» **Directions**:
Retype every line from the start of the data down to and including the line with "days = days[~days.isin(pd.to_datetime(holidays))]". Skip the pictures.

-------------------------

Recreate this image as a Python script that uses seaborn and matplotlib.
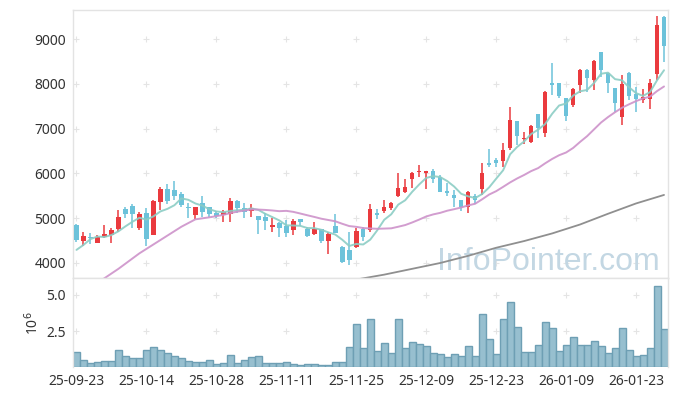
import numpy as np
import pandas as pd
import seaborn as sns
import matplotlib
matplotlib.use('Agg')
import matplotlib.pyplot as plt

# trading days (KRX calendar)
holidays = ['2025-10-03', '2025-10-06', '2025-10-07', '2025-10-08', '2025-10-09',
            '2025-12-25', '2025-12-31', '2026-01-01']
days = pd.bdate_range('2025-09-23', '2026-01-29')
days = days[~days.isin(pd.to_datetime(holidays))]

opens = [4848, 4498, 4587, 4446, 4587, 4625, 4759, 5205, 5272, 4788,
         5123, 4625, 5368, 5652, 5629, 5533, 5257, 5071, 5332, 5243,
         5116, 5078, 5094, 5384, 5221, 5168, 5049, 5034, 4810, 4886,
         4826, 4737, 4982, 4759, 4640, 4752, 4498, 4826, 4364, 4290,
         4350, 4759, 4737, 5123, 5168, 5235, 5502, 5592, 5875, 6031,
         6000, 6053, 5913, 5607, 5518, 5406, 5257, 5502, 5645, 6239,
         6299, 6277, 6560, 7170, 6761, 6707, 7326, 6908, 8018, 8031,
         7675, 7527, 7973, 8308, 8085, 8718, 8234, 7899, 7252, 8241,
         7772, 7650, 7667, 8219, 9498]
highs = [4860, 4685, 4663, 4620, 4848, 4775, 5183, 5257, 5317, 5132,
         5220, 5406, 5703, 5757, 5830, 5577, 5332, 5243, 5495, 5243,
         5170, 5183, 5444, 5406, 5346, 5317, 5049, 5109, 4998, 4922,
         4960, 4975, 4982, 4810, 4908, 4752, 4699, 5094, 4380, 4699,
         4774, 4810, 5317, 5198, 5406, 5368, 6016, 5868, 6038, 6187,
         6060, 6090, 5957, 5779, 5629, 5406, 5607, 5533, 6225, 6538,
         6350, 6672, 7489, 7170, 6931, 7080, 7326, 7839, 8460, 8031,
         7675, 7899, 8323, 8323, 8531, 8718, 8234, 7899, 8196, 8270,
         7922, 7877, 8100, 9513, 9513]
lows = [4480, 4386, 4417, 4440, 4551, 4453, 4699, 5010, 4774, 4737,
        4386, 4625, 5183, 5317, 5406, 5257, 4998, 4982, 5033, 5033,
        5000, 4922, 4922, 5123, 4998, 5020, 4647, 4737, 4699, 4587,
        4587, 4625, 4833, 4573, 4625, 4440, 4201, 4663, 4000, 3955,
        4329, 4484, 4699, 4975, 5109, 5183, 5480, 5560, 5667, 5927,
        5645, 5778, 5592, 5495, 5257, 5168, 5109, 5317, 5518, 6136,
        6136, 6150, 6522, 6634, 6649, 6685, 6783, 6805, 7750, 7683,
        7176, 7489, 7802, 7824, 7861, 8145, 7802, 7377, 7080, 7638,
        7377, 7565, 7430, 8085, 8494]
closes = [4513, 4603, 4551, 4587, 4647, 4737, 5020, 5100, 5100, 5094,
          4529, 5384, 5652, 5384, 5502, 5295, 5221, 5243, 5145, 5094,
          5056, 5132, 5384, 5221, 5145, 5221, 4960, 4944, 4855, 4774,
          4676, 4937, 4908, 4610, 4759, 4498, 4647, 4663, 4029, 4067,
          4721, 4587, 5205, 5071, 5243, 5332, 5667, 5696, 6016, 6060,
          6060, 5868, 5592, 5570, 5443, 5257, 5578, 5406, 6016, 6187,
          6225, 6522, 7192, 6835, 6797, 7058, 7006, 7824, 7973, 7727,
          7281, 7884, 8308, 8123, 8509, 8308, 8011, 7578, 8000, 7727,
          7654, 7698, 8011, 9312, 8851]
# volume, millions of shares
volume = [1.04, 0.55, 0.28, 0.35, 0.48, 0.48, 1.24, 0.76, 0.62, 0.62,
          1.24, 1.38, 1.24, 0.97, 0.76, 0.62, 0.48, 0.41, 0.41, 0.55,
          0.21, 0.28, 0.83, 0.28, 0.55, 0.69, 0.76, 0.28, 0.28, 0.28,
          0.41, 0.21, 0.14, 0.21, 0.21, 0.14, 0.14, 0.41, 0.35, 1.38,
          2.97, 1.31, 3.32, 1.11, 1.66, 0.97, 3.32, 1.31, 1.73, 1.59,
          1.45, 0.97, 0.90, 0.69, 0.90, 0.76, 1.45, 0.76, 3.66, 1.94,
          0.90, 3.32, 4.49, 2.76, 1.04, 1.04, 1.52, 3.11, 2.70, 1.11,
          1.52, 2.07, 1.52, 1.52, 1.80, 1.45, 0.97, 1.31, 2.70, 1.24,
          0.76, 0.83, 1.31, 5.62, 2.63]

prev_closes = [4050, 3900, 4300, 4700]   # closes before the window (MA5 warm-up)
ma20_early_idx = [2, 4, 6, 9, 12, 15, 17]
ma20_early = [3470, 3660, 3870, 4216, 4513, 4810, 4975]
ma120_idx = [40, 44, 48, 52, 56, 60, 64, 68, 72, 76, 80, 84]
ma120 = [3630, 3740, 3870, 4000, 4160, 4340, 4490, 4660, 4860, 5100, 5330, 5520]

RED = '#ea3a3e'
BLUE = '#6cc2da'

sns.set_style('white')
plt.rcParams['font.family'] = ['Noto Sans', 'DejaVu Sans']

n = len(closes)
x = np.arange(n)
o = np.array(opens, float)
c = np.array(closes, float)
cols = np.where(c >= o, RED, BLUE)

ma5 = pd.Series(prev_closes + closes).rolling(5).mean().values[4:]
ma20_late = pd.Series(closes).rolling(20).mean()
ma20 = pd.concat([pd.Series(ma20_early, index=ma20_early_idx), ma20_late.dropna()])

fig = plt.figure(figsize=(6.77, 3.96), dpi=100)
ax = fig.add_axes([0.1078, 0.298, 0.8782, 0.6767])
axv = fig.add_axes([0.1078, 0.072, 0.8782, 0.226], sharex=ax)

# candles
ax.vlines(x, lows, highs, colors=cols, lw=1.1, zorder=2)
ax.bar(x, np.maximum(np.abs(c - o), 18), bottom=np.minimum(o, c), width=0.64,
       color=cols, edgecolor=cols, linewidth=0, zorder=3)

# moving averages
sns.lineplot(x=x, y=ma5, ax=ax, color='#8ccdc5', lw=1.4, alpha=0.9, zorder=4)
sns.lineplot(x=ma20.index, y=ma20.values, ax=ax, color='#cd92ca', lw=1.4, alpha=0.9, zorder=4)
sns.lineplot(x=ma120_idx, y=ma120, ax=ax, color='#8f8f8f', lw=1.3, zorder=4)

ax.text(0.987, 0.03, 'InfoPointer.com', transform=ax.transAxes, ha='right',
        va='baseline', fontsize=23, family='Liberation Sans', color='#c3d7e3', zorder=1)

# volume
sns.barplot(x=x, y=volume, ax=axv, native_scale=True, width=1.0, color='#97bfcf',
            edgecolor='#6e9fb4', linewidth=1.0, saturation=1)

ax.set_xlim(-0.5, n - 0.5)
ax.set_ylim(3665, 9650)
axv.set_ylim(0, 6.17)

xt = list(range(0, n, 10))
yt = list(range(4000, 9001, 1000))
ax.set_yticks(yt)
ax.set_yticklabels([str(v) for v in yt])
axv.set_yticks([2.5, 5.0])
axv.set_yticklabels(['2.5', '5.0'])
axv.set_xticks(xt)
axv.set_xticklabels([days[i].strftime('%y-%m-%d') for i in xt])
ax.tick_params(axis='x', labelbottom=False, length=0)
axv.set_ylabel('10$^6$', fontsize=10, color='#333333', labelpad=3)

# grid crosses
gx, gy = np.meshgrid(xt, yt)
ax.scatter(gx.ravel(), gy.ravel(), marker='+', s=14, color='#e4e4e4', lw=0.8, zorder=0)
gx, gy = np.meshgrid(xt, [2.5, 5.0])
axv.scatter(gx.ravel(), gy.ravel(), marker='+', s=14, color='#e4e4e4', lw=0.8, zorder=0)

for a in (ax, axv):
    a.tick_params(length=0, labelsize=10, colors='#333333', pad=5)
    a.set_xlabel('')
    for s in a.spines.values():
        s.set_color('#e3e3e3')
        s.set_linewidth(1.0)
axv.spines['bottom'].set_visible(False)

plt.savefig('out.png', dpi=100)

-------------------------

» **Solution**:
Recreate this image as a Python script that uses seaborn and matplotlib.
import numpy as np
import pandas as pd
import seaborn as sns
import matplotlib
matplotlib.use('Agg')
import matplotlib.pyplot as plt

# trading days (KRX calendar)
holidays = ['2025-10-03', '2025-10-06', '2025-10-07', '2025-10-08', '2025-10-09',
            '2025-12-25', '2025-12-31', '2026-01-01']
days = pd.bdate_range('2025-09-23', '2026-01-29')
days = days[~days.isin(pd.to_datetime(holidays))]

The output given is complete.